WAVERLY, Ohio (WCMH) — The trial of the Wagner family patriarch will be delayed, with a new judge needing to be appointed to the case, Pike County Judge Randy Deering said Wednesday.
George “Billy” Wagner III, accused of murdering eight members of the Rhoden family in 2016 alongside the rest of his immediate family, appeared in a Pike County courtroom for a pretrial hearing Wednesday afternoon — and for the first time since his son George Wagner IV’s trial and sentencing.
The hearing, which lasted five minutes, centered on the outgoing judge. Deering is retiring, and his term ends on Feb. 8. Current Pike County Prosecutor Rob Junk is set to take his place at the bench, but Junk’s prosecution of other Wagner family members produces a conflict of interest.
The Ohio Supreme Court is now tasked with appointing a new judge to Billy’s case, and then trial dates will likely be set in February, Deering said.

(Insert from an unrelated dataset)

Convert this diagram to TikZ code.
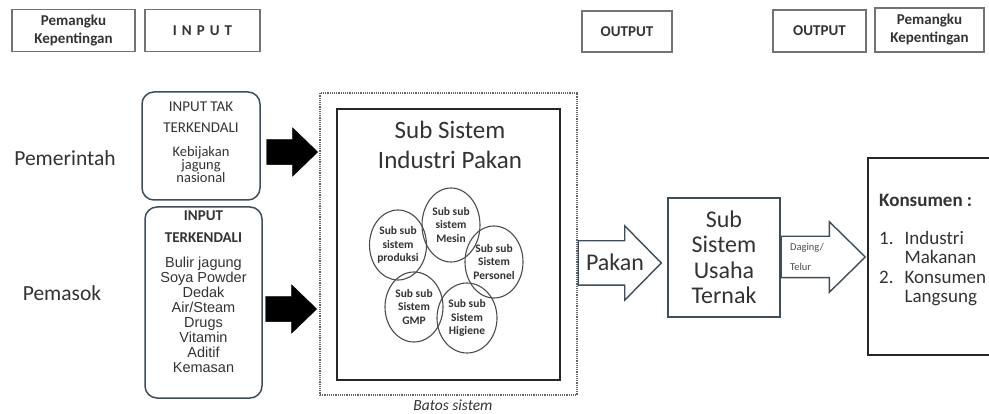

Billy faces 22 charges related to the killings, including eight counts of aggravated murder. After a weekslong trial, George was found guilty in November 2022 by a jury on the same slate of charges, and in December 2022 sentenced to life in prison without parole eligibility.
The night of April 21 and the morning of April 22, 2016, eight members of the Rhoden family were fatally shot. They included Christopher Rhoden Sr., 40; Dana Rhoden, 37; Clarence “Frankie” Rhoden, 20; Hanna Rhoden, 19; Christopher Rhoden Jr., 16; Hannah Gilley, 20; Kenneth Rhoden, 44; and Gary Rhoden, 38.
Nearly two years later, Billy, George, wife and mother Angela Wagner and son and brother Jake Wagner were arrested and charged. All four Wagners initially entered not-guilty pleas.
In 2021, Jake and Angela switched their pleas to guilty, striking a deal where prosecutors would not seek the death penalty if Jake and Angela also testified against George IV and Billy. Jake pleaded guilty to all charges, and Angela pleaded guilty to 14 charges — excluding the murder charges.
During George IV’s trial in the fall, Jake and Angela testified that George IV assisted in planning, executing, and trying to cover up the premeditated murders. George IV maintained his innocence when he took the stand for two days, denying he played any role in the accused crimes.
Prosecutors have said the motive behind the massacre stemmed from a custody battle between Jake and Hanna Rhoden over their daughter.